-- GIVEN INFORMATION start --
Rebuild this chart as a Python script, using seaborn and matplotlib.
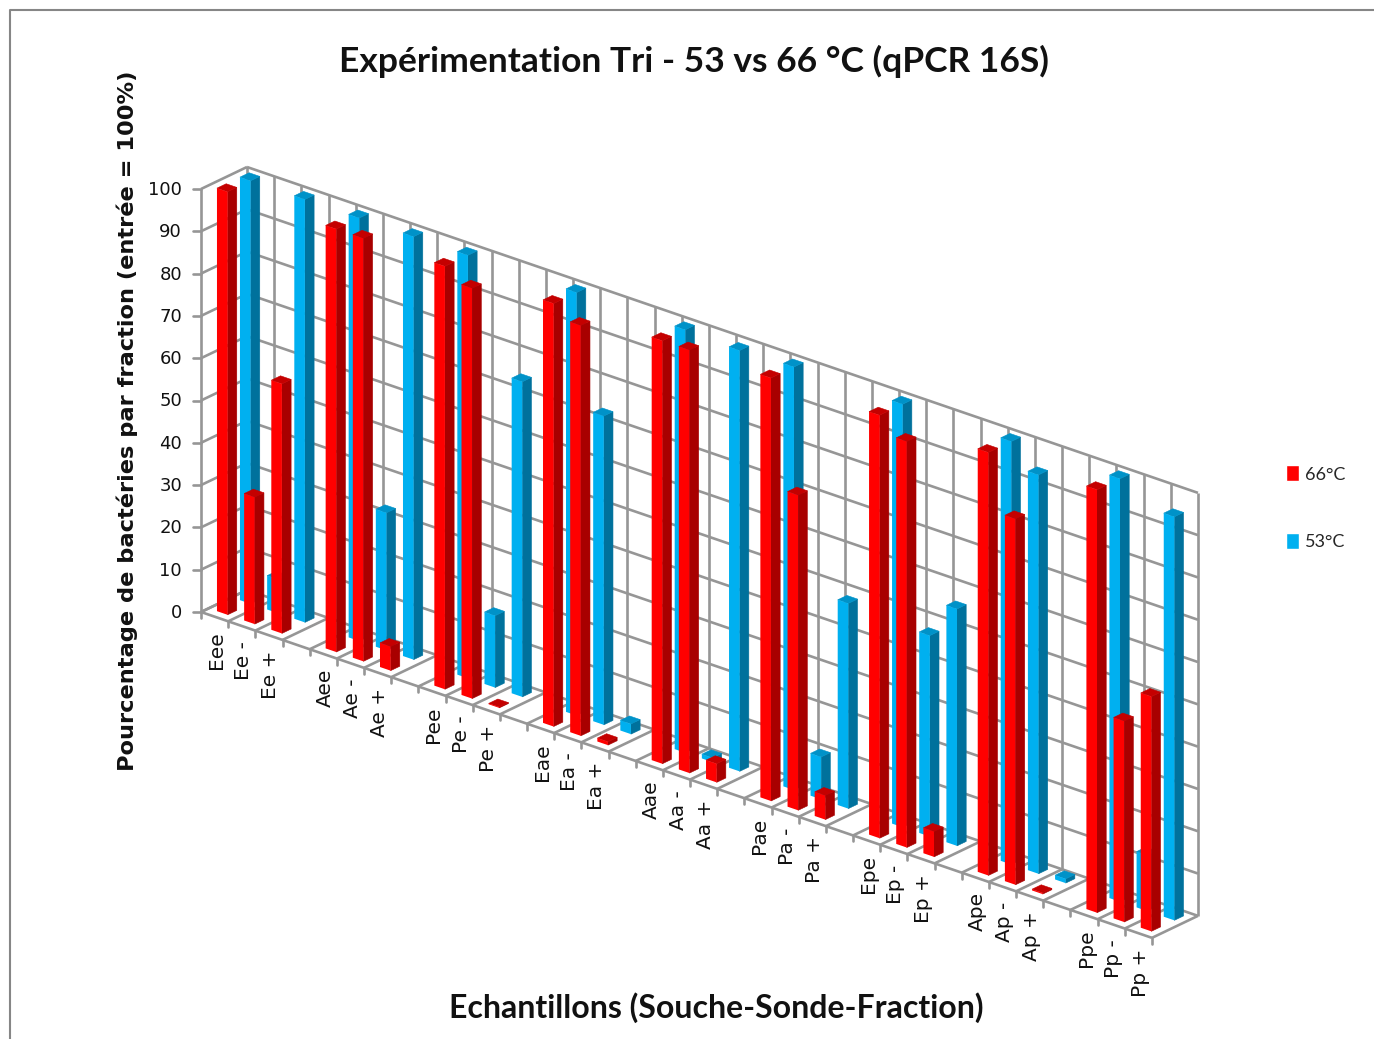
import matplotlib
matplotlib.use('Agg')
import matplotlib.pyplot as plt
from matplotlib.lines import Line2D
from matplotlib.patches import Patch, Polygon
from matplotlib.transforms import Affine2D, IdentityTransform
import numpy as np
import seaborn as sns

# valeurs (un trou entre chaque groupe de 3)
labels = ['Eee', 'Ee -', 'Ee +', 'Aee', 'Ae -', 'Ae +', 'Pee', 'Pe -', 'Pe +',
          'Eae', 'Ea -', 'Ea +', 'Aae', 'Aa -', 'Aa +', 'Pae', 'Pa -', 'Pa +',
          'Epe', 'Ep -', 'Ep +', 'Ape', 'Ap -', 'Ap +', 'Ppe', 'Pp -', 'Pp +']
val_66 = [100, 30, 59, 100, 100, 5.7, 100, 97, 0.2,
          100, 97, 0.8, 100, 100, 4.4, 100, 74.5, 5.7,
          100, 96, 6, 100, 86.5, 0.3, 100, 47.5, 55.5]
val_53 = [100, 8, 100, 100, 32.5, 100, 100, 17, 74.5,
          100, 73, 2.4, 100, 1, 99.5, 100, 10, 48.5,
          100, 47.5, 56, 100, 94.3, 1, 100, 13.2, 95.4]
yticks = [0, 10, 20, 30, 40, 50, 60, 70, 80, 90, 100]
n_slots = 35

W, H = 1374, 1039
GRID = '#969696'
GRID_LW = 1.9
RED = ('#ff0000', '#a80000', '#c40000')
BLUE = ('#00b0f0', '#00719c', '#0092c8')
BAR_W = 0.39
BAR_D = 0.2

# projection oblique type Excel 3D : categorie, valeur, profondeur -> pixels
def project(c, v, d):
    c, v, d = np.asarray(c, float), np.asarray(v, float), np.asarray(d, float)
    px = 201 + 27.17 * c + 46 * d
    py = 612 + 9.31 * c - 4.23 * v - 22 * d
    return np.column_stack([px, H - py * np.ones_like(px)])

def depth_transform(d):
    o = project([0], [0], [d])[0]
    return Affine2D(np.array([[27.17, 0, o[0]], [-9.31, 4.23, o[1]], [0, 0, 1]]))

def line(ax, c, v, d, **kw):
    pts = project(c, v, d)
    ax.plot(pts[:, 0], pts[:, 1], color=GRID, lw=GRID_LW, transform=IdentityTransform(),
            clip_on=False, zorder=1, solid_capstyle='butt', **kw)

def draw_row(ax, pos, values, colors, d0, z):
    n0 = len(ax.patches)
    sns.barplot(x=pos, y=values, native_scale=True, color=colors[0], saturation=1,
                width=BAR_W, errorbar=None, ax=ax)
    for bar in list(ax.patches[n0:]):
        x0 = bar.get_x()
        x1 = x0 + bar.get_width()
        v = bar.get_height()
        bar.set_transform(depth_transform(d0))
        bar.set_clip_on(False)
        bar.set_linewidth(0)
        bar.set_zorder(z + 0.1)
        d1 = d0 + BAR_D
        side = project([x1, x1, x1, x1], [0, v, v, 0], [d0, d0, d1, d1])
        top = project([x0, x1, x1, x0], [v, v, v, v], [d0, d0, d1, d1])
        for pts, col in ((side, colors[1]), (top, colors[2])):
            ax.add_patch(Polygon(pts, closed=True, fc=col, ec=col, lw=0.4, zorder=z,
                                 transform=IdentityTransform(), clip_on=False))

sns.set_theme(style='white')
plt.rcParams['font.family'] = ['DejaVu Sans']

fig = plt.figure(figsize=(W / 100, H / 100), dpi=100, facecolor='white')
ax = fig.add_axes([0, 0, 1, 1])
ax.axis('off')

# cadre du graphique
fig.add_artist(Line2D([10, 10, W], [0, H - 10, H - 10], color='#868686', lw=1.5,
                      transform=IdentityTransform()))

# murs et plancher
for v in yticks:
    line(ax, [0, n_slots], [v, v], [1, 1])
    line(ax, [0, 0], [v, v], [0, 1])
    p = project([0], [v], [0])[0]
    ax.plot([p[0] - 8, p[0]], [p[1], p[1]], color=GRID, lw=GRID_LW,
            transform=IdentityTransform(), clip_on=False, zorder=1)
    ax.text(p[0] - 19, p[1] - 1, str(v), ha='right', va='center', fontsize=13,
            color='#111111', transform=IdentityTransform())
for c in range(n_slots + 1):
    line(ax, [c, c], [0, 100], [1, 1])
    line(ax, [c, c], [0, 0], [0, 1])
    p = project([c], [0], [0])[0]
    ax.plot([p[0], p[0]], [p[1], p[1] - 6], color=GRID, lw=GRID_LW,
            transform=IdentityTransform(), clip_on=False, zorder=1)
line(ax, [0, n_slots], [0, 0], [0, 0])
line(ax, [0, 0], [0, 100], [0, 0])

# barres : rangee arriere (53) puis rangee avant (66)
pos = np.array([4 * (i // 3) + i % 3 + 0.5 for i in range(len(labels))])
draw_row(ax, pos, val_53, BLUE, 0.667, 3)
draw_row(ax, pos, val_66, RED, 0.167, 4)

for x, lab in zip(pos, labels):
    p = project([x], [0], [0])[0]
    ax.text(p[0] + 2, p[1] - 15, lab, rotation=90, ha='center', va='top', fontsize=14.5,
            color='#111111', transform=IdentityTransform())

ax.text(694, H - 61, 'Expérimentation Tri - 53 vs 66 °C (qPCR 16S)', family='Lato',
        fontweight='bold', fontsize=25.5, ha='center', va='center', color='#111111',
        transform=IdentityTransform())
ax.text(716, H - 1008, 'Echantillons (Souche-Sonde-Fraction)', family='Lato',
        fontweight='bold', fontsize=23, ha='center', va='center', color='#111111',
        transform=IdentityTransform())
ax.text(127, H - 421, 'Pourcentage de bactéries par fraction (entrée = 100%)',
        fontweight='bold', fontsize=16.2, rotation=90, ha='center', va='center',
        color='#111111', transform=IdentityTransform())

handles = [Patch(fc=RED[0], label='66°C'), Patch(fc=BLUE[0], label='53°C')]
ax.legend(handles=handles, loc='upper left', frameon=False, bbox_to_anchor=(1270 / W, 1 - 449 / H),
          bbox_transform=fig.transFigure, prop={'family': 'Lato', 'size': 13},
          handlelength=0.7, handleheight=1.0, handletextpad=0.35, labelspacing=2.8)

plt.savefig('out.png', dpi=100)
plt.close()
-- GIVEN INFORMATION end --
§ **EXERCISE TASK**:
Repeat, word for word and with no pictures, only the lines running from the beginning of the data to the line that contains "import seaborn as sns".

§ **WRITTEN RESPONSE**:
Rebuild this chart as a Python script, using seaborn and matplotlib.
import matplotlib
matplotlib.use('Agg')
import matplotlib.pyplot as plt
from matplotlib.lines import Line2D
from matplotlib.patches import Patch, Polygon
from matplotlib.transforms import Affine2D, IdentityTransform
import numpy as np
import seaborn as sns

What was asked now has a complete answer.